> _Exercise details_
Starting at the top of the entries, restate word for word each line up to and including the one with "Area, XAxis, YAxis".

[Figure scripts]
'''
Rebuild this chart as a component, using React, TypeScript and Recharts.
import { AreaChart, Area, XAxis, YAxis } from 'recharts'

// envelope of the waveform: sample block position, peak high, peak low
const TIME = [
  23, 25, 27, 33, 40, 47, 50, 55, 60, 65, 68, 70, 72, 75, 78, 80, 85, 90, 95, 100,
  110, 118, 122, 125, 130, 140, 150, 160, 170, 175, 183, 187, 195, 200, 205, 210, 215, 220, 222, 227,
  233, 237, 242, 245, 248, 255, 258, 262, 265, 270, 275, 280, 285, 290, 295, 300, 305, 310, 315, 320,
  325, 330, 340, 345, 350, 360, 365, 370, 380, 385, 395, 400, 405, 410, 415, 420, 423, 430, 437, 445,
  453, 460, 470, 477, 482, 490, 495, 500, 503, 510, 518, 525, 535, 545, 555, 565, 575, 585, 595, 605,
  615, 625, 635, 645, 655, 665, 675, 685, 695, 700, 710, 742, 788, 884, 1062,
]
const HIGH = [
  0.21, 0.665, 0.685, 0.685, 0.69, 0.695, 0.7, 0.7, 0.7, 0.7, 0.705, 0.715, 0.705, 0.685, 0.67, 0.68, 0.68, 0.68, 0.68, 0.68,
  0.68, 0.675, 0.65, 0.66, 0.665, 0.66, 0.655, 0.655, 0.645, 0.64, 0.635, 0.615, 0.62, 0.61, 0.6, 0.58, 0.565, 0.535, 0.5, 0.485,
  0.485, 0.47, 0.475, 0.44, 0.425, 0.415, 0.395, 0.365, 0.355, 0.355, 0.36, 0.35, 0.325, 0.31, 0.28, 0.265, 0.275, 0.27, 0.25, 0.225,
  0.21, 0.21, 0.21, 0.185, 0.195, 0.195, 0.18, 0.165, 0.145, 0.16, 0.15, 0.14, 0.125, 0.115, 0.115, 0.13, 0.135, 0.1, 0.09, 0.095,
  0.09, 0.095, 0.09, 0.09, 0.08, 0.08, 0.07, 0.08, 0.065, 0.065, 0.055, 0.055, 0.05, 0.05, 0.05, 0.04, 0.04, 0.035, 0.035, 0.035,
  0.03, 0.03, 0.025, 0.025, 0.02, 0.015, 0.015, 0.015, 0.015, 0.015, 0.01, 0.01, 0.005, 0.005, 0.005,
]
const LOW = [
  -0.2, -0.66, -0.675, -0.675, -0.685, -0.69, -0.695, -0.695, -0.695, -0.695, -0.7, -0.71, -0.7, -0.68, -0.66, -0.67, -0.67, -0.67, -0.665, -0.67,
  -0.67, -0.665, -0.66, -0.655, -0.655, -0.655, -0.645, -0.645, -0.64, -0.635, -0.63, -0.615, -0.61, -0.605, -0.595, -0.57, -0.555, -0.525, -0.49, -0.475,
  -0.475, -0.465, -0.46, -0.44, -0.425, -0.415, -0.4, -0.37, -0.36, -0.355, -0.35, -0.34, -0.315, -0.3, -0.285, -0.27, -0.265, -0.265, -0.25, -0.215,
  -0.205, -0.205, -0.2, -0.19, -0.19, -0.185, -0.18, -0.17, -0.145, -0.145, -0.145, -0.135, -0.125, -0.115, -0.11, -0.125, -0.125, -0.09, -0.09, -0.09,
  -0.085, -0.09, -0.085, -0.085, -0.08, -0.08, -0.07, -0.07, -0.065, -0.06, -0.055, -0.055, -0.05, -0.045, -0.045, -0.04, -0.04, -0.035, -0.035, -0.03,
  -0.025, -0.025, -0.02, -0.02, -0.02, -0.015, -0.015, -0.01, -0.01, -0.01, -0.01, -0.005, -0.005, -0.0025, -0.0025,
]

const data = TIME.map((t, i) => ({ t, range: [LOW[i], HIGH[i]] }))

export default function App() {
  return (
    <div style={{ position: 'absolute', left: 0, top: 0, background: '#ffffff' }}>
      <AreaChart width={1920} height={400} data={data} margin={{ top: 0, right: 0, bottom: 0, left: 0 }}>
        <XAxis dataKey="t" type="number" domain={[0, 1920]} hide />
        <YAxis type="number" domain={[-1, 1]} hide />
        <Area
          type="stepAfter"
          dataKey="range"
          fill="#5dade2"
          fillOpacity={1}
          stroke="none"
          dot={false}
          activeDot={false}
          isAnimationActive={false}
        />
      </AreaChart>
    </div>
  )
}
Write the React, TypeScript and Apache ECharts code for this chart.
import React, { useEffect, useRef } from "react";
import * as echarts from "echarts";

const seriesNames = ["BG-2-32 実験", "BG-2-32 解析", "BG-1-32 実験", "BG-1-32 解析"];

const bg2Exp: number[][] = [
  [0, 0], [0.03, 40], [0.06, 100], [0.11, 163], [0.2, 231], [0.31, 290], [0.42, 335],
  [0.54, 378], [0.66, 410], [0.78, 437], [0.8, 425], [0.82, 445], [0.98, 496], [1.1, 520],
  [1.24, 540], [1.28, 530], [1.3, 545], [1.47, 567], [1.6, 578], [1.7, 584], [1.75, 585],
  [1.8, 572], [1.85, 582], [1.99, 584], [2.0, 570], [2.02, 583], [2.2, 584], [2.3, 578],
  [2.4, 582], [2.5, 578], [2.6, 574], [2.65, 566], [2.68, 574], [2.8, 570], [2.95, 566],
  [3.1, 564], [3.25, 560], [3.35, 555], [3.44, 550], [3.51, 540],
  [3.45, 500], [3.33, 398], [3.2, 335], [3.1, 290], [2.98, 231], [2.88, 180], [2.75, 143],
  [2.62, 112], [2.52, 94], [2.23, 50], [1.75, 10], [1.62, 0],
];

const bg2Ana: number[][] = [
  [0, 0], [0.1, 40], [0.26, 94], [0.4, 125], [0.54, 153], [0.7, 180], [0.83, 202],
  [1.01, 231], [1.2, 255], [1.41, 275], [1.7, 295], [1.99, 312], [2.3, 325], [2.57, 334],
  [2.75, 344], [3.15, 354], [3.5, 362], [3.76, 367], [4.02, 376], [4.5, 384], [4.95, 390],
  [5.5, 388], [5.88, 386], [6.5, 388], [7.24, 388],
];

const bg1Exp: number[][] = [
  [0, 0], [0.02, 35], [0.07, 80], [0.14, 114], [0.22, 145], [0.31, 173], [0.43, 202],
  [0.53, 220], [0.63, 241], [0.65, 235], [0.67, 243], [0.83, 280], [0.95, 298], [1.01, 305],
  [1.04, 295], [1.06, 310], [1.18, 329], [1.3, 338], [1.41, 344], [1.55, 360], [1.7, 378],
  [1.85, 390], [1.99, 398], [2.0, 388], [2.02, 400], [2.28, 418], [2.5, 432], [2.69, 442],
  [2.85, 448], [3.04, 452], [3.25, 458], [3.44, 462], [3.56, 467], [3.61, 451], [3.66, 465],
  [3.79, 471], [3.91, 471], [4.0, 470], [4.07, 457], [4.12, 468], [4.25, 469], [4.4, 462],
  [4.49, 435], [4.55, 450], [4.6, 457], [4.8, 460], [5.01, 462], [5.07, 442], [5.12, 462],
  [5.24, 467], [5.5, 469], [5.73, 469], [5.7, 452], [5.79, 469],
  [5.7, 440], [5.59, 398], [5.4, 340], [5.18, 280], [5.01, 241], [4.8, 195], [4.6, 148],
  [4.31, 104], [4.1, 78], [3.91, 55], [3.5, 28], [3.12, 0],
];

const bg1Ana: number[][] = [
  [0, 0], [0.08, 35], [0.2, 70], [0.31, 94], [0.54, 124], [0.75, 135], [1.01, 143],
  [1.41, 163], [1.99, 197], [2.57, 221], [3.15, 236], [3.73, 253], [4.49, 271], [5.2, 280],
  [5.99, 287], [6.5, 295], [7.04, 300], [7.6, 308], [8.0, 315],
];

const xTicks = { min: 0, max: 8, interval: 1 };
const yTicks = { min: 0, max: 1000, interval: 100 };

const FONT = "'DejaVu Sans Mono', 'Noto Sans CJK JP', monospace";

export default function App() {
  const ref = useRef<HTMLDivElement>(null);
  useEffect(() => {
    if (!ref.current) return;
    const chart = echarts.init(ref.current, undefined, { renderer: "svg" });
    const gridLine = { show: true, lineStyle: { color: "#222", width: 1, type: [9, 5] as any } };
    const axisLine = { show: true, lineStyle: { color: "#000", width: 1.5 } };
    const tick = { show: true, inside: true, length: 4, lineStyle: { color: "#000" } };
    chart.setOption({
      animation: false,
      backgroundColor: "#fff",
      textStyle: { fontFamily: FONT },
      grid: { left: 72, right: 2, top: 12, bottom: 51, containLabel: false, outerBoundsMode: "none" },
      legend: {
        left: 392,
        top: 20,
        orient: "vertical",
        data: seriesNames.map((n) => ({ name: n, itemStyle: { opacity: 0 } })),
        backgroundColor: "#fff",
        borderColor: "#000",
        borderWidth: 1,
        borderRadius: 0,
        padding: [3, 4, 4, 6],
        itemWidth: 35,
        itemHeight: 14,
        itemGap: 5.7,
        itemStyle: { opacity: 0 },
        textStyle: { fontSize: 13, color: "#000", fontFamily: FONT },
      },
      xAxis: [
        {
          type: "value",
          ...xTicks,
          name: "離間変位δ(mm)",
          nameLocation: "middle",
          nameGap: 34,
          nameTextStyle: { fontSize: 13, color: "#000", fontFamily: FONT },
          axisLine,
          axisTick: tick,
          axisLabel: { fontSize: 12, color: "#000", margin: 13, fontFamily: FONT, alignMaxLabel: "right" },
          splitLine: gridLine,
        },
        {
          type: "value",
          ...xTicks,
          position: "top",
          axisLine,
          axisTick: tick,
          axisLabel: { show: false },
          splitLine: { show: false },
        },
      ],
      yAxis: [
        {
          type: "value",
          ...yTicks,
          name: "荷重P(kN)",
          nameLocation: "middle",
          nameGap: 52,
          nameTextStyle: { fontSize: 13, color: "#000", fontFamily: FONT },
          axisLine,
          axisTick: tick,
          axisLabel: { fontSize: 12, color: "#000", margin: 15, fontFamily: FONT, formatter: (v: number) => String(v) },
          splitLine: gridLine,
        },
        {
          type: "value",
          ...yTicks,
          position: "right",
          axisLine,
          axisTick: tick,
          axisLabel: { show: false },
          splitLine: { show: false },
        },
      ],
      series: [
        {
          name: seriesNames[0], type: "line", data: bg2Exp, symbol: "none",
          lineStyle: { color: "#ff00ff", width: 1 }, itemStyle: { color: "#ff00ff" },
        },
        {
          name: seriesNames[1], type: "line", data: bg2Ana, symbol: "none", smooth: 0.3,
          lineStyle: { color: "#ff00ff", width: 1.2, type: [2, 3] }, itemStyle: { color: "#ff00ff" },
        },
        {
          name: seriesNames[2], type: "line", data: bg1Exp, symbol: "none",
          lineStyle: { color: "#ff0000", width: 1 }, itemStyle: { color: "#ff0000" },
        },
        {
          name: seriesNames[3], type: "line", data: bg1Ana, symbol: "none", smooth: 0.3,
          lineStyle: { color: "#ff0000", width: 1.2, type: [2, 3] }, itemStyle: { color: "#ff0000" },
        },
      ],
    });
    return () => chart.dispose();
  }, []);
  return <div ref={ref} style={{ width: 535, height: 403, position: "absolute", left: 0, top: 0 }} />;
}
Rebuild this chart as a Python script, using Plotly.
'''
> _Response to the exercise_
Rebuild this chart as a component, using React, TypeScript and Recharts.
import { AreaChart, Area, XAxis, YAxis } from 'recharts'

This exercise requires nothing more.